木造薬師如来坐像
欅一木造・像高139センチ
平安時代後期
国指定重要文化財
薬師如来坐像はケヤキ材の一木造です。安定感ある大作で、ボリューム感あふれた体躯をもちます。微笑をたたえ、浅く穏やかに流れる衣文など藤原時代の特徴をもちますが、洗練されてはいない地方作の素朴さが見受けられます。
日本に伝わった仏教は次第に日本人の生活に浸透し、それとともに教義や仏像も和様化し、彫刻的には11世紀に定朝が出て和様彫刻を完成させました。この定朝様式は広く人々に迎えられ、今日全国に多くの作例が残ります。

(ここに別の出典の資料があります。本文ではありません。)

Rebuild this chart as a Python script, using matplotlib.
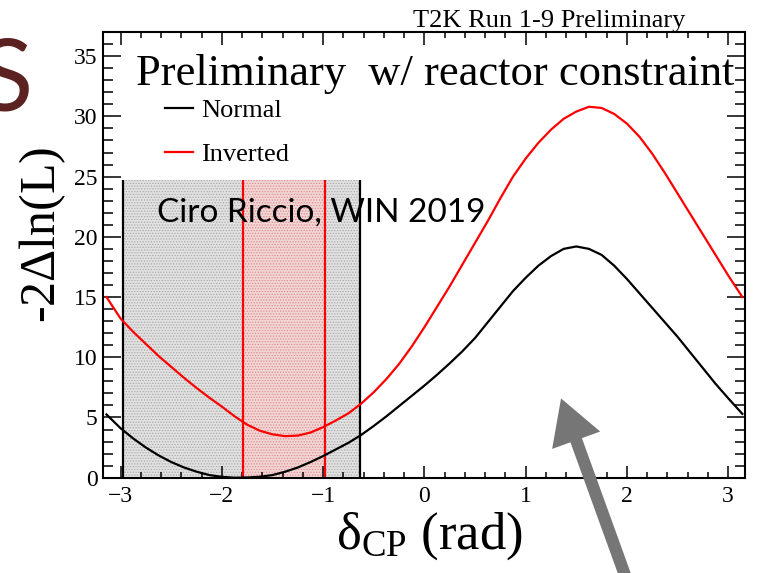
import matplotlib
matplotlib.use("Agg")
import matplotlib.pyplot as plt
from matplotlib.ticker import MultipleLocator

plt.rcParams['font.family'] = ['Liberation Serif', 'DejaVu Serif']
plt.rcParams['mathtext.fontset'] = 'custom'
plt.rcParams['mathtext.rm'] = 'Liberation Serif'
plt.rcParams['mathtext.it'] = 'Liberation Serif:italic'
plt.rcParams['hatch.linewidth'] = 0.6

# -2 delta ln L scan vs delta_CP, normal and inverted ordering
dcp = [-3.14, -3.0, -2.875, -2.75, -2.625, -2.5, -2.375, -2.25, -2.125, -2.0,
       -1.875, -1.75, -1.625, -1.5, -1.375, -1.25, -1.125, -1.0, -0.875, -0.75,
       -0.625, -0.5, -0.375, -0.25, -0.125, 0.0, 0.125, 0.25, 0.375, 0.5,
       0.625, 0.75, 0.875, 1.0, 1.125, 1.25, 1.375, 1.5, 1.625, 1.75,
       1.875, 2.0, 2.125, 2.25, 2.375, 2.5, 2.625, 2.75, 2.875, 3.0, 3.14]
chi2_normal = [5.25, 4.1, 3.25, 2.5, 1.85, 1.3, 0.85, 0.5, 0.22, 0.07,
               0.0, 0.02, 0.08, 0.22, 0.5, 0.85, 1.3, 1.8, 2.35, 2.9,
               3.55, 4.3, 5.1, 5.95, 6.8, 7.65, 8.55, 9.5, 10.5, 11.6,
               12.9, 14.2, 15.5, 16.6, 17.6, 18.4, 19.0, 19.2, 19.0, 18.5,
               17.6, 16.5, 15.3, 14.1, 12.9, 11.7, 10.4, 9.1, 7.8, 6.6, 5.3]
chi2_inverted = [15.0, 13.2, 12.1, 11.1, 10.1, 9.2, 8.3, 7.45, 6.65, 5.9,
                 5.1, 4.4, 3.9, 3.6, 3.45, 3.5, 3.75, 4.2, 4.75, 5.35,
                 6.15, 7.1, 8.2, 9.45, 10.9, 12.5, 14.2, 15.9, 17.7, 19.5,
                 21.3, 23.2, 25.0, 26.5, 27.8, 28.9, 29.8, 30.4, 30.8, 30.7,
                 30.2, 29.4, 28.3, 26.9, 25.3, 23.6, 21.9, 20.2, 18.5, 16.8, 15.0]

# 90% C.L. intervals
ci_normal = [-2.98, -0.634]
ci_inverted = [-1.795, -0.98]
band_top = 24.7

fig = plt.figure(figsize=(7.57, 5.73), dpi=100)
ax = fig.add_axes([0.136, 0.1663, 0.848, 0.7777])

ax.fill_between(ci_normal, 0, band_top, facecolor='#e2e2e2', edgecolor='#a8a8a8',
                hatch='......', linewidth=0, zorder=1)
ax.fill_between(ci_inverted, 0, band_top, facecolor='#f2d6d6', edgecolor='#dc8c8c',
                hatch='......', linewidth=0, zorder=1.5)
ax.vlines(ci_normal, 0, band_top, colors='black', linewidth=1.6, zorder=2)
ax.vlines(ci_inverted, 0, band_top, colors='#ff0000', linewidth=1.6, zorder=2)

ax.plot(dcp, chi2_normal, color='black', linewidth=1.6, label='Normal', zorder=3)
ax.plot(dcp, chi2_inverted, color='#ff0000', linewidth=1.6, label='Inverted', zorder=3)

ax.set_xlim(-3.175, 3.165)
ax.set_ylim(0, 37)
ax.xaxis.set_major_locator(MultipleLocator(1))
ax.xaxis.set_minor_locator(MultipleLocator(0.2))
ax.yaxis.set_major_locator(MultipleLocator(5))
ax.yaxis.set_minor_locator(MultipleLocator(1))
ax.tick_params(which='both', direction='in', top=True, right=True, width=1.1,
               labelsize=17, colors='black')
ax.tick_params(axis='x', which='major', length=9, pad=6)
ax.tick_params(axis='x', which='minor', length=4.5)
ax.tick_params(axis='y', which='major', length=13, pad=4)
ax.tick_params(axis='y', which='minor', length=7)
for s in ax.spines.values():
    s.set_linewidth(1.5)

# axis titles
fig.text(0.568, 0.043, r'$\mathregular{\delta_{CP}}$ (rad)', fontsize=38,
         ha='center', va='baseline')
fig.text(0.057, 0.59, r'-2$\mathregular{\Delta}$ln(L)', fontsize=36, rotation=90,
         ha='center', va='center')

ax.legend(loc='upper left', bbox_to_anchor=(0.097, 0.85), frameon=False,
          fontsize=19, handlelength=1.05, handletextpad=0.3, labelspacing=0.77,
          borderpad=0, borderaxespad=0)

fig.text(0.725, 0.953, 'T2K Run 1-9 Preliminary', fontsize=19, ha='center', va='baseline')
fig.text(0.18, 0.852, 'Preliminary  w/ reactor constraint', fontsize=32, ha='left',
         va='baseline')
fig.text(0.207, 0.613, 'Ciro Riccio, WIN 2019', fontsize=24, family=['Lato', 'DejaVu Sans'],
         ha='left', va='baseline', zorder=5)
fig.text(0.044, 0.808, 'S', fontsize=72, family=['Lato', 'DejaVu Sans'], color='#5c2222',
         ha='right', va='baseline')

ax.annotate('', xy=(1.34, 6.8), xytext=(2.02, -9.0), annotation_clip=False,
            arrowprops=dict(arrowstyle='simple, head_width=2.3, head_length=2.0, tail_width=0.55',
                            mutation_scale=16, color='#767676', linewidth=0),
            zorder=6)

fig.savefig('out.png', dpi=100)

この像も、定朝様の洗練さと前身の像がもっていたであろう地方的な力強さとがうまく調和した、11世紀後半の名作です。
木造薬師如来両脇侍像
サクラ材一木造
平安時代後期
国指定重要文化財
日光・月光両菩薩像はサクラ材の一木造で、中尊と比較すると細部の意匠などは異なっています。注意して見ると顔の表情や髻(もとどり)のかたち、天冠台、天衣の流れなどに多少の違いが見られることから、違う仏師の手になるものだと推測されます。しかし、柔和でやさしいいモデリングや浅い衣の表現などは、いかにも藤原朝のものです。